Goal »
Among the lines below, count those with "this". Give the total alone.

Records »

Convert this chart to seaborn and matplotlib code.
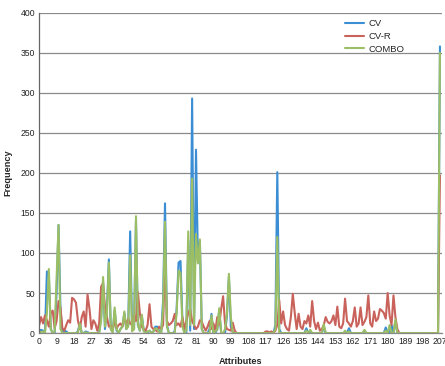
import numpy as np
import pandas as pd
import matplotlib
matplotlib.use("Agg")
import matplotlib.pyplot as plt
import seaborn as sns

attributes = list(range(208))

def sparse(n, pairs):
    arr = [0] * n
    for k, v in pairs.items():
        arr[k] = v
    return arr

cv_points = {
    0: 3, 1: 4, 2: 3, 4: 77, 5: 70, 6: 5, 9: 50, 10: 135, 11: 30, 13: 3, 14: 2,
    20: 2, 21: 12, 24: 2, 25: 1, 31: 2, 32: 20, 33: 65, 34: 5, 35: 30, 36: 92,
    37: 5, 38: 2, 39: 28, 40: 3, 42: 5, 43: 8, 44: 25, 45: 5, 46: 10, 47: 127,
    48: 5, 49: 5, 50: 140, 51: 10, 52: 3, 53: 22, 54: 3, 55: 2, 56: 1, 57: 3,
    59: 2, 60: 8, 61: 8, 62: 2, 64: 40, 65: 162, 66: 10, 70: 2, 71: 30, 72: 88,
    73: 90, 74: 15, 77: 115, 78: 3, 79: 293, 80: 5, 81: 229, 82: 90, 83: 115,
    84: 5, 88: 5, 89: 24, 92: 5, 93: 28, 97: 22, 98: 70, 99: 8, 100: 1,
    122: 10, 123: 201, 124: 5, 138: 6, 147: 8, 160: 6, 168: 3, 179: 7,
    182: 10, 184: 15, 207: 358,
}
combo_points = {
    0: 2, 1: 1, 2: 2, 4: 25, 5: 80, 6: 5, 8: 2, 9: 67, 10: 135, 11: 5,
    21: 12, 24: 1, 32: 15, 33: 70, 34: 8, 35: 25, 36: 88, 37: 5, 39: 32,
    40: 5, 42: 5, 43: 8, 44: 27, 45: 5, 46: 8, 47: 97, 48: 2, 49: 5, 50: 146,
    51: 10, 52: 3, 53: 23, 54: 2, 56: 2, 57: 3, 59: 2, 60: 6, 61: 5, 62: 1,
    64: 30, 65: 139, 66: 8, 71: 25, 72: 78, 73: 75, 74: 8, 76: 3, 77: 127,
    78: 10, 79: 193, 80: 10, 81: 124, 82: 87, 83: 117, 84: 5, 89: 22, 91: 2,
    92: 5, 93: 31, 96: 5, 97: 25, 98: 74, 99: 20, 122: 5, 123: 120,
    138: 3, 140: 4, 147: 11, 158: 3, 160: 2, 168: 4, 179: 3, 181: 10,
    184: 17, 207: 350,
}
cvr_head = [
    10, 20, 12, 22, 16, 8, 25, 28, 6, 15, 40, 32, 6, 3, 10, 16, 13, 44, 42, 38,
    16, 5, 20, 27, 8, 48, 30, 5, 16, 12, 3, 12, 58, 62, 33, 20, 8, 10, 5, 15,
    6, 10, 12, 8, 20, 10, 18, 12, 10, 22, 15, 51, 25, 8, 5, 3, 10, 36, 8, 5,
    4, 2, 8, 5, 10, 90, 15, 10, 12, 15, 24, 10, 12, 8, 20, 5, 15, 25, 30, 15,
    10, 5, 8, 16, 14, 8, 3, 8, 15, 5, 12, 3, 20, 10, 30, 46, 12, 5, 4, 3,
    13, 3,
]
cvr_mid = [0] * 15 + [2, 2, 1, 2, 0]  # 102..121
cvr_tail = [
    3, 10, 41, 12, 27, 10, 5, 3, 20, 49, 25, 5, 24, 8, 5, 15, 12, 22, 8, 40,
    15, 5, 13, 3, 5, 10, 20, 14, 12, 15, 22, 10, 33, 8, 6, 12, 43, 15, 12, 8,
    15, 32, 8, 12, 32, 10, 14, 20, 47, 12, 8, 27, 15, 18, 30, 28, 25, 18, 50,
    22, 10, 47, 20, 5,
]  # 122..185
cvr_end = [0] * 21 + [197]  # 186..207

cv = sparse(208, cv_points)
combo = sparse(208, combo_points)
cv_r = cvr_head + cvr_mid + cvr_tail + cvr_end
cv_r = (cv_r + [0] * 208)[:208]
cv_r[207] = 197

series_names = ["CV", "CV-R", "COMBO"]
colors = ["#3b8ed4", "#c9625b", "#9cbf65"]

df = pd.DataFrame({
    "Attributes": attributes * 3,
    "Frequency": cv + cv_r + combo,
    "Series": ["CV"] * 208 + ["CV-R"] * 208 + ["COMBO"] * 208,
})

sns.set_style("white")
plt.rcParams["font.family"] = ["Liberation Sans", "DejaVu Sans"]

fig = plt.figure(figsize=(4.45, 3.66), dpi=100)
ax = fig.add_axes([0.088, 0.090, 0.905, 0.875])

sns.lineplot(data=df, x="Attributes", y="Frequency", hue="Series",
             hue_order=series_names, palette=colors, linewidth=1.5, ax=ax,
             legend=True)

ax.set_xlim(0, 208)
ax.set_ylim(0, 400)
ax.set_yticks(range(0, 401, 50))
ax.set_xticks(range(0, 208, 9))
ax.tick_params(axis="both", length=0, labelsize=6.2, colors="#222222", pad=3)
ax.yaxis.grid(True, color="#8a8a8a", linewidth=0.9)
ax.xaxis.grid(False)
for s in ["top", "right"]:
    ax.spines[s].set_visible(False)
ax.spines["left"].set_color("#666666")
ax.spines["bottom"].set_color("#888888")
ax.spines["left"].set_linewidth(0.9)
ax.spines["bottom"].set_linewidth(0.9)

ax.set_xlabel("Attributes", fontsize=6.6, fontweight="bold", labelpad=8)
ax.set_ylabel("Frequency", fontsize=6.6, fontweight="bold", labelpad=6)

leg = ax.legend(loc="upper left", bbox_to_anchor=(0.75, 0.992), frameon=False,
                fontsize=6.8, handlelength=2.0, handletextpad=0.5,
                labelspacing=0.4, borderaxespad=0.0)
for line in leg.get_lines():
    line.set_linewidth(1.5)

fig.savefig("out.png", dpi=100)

* * *

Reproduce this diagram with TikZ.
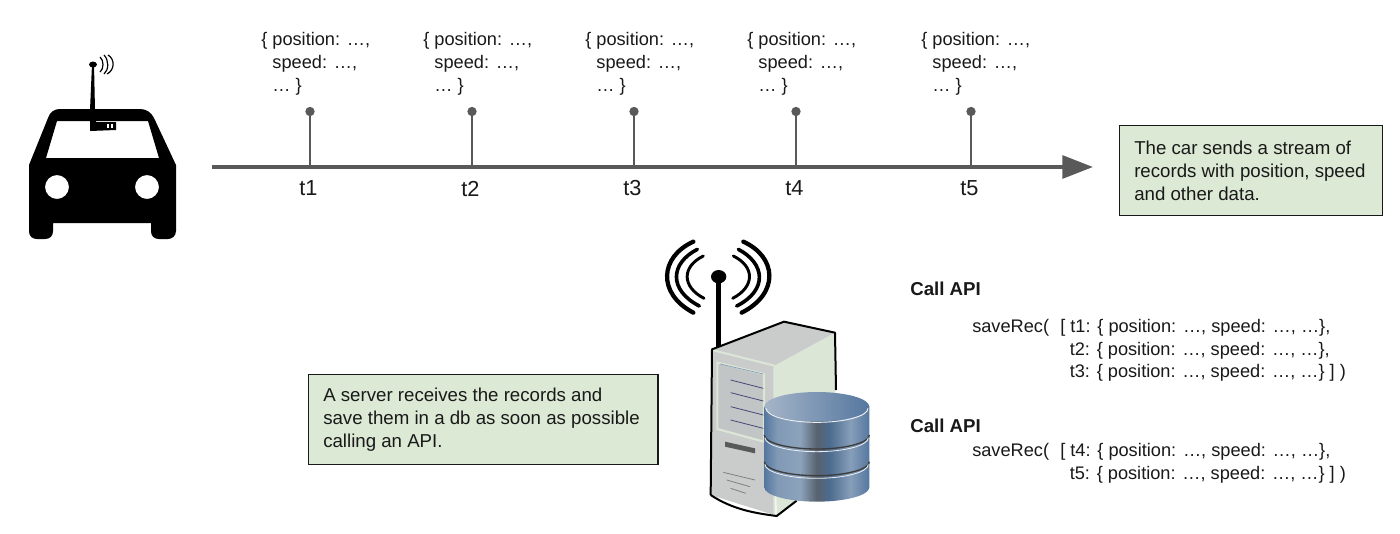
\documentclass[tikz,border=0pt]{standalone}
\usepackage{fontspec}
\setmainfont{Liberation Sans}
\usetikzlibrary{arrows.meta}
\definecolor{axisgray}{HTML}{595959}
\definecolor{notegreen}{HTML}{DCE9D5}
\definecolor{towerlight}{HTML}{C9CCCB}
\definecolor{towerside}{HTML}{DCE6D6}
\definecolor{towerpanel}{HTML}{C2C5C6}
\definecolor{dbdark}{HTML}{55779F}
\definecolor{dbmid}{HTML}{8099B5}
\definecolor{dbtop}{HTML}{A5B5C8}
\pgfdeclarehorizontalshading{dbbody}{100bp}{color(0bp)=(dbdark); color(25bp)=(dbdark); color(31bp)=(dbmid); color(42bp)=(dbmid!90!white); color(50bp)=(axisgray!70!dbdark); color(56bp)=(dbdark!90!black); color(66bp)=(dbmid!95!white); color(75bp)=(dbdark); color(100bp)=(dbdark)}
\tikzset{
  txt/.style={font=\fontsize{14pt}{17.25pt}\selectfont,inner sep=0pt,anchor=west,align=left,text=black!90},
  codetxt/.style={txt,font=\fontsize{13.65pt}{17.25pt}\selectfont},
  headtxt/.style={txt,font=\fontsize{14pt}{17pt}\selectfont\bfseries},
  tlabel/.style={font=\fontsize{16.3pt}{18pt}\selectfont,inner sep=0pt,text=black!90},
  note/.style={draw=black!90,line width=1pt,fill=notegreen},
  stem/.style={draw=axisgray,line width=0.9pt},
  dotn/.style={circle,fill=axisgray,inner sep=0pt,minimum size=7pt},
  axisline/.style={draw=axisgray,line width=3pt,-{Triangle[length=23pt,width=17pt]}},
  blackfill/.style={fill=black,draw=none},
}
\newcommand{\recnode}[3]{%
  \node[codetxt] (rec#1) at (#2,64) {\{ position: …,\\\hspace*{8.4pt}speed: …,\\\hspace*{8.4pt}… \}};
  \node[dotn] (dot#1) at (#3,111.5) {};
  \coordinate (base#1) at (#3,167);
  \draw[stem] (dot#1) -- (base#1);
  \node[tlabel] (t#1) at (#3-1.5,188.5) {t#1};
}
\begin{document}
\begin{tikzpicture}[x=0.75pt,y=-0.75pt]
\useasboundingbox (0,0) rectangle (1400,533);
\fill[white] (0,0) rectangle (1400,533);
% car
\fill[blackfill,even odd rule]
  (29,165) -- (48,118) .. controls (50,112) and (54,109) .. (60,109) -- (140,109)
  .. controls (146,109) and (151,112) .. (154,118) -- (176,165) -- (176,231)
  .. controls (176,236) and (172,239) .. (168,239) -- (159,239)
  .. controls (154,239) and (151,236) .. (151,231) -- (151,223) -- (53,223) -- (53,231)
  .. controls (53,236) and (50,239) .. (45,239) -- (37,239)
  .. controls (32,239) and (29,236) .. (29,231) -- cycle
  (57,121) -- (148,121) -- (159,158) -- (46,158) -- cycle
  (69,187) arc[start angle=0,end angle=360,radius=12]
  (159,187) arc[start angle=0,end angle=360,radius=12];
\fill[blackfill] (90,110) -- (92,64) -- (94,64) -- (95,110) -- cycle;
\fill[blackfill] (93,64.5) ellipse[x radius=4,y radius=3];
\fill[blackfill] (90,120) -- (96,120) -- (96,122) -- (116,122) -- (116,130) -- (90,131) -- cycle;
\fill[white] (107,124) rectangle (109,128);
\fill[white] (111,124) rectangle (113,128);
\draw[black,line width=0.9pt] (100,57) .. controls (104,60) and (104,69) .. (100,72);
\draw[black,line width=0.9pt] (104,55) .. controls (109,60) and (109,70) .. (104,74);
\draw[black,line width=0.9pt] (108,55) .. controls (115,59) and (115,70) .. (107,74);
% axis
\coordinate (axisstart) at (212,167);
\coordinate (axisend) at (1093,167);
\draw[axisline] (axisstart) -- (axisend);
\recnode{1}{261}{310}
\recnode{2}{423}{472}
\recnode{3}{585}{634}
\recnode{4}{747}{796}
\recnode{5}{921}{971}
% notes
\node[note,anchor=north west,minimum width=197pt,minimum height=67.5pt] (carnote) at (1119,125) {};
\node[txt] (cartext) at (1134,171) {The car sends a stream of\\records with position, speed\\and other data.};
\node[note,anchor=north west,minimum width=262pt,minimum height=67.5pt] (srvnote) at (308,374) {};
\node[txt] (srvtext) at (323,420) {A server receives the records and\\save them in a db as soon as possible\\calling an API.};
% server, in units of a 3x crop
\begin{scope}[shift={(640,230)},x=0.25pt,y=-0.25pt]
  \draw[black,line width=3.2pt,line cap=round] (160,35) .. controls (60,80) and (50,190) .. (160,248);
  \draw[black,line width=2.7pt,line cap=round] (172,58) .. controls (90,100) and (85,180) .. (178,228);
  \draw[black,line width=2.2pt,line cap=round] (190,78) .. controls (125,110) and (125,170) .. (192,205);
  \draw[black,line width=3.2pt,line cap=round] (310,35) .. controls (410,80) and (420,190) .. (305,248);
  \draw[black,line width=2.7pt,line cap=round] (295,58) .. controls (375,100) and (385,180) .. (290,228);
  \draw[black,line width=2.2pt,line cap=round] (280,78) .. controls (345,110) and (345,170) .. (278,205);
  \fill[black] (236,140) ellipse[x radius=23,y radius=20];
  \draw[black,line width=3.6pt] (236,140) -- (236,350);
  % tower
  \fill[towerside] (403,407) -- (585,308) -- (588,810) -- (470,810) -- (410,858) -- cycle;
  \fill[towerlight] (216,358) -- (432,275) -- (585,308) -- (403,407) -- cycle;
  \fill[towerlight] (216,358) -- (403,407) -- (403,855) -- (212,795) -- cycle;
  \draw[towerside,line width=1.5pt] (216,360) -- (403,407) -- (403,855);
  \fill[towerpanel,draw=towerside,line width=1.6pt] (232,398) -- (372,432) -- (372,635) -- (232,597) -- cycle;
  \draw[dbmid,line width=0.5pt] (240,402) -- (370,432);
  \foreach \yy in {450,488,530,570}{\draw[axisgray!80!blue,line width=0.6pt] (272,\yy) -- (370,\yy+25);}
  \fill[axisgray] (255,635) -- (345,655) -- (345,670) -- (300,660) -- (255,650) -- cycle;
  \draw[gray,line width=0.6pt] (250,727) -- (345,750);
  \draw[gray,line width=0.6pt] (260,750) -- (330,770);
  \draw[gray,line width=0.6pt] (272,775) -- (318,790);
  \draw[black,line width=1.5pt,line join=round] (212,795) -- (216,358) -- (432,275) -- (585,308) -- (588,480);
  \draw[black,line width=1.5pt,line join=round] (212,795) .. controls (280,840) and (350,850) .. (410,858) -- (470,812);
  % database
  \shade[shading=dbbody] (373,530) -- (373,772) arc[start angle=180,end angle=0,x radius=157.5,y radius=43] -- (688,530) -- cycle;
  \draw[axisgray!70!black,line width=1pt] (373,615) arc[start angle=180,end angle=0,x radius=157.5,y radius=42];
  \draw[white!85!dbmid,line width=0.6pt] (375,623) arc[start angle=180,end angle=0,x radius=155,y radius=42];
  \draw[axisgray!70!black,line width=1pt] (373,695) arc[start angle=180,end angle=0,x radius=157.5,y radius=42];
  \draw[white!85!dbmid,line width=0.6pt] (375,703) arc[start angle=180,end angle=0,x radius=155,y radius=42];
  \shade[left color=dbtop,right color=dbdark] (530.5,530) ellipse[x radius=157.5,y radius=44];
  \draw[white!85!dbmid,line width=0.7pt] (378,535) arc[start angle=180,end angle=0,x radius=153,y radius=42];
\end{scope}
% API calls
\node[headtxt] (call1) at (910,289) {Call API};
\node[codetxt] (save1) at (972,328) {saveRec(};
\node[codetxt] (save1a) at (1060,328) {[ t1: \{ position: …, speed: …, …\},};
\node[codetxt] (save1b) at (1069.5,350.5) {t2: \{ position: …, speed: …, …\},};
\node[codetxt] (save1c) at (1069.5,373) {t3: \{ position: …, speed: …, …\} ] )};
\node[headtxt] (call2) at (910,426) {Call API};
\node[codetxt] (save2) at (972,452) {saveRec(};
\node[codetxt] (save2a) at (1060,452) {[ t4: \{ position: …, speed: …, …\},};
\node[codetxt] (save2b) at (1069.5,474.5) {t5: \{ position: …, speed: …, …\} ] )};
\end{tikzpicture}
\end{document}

The result »
2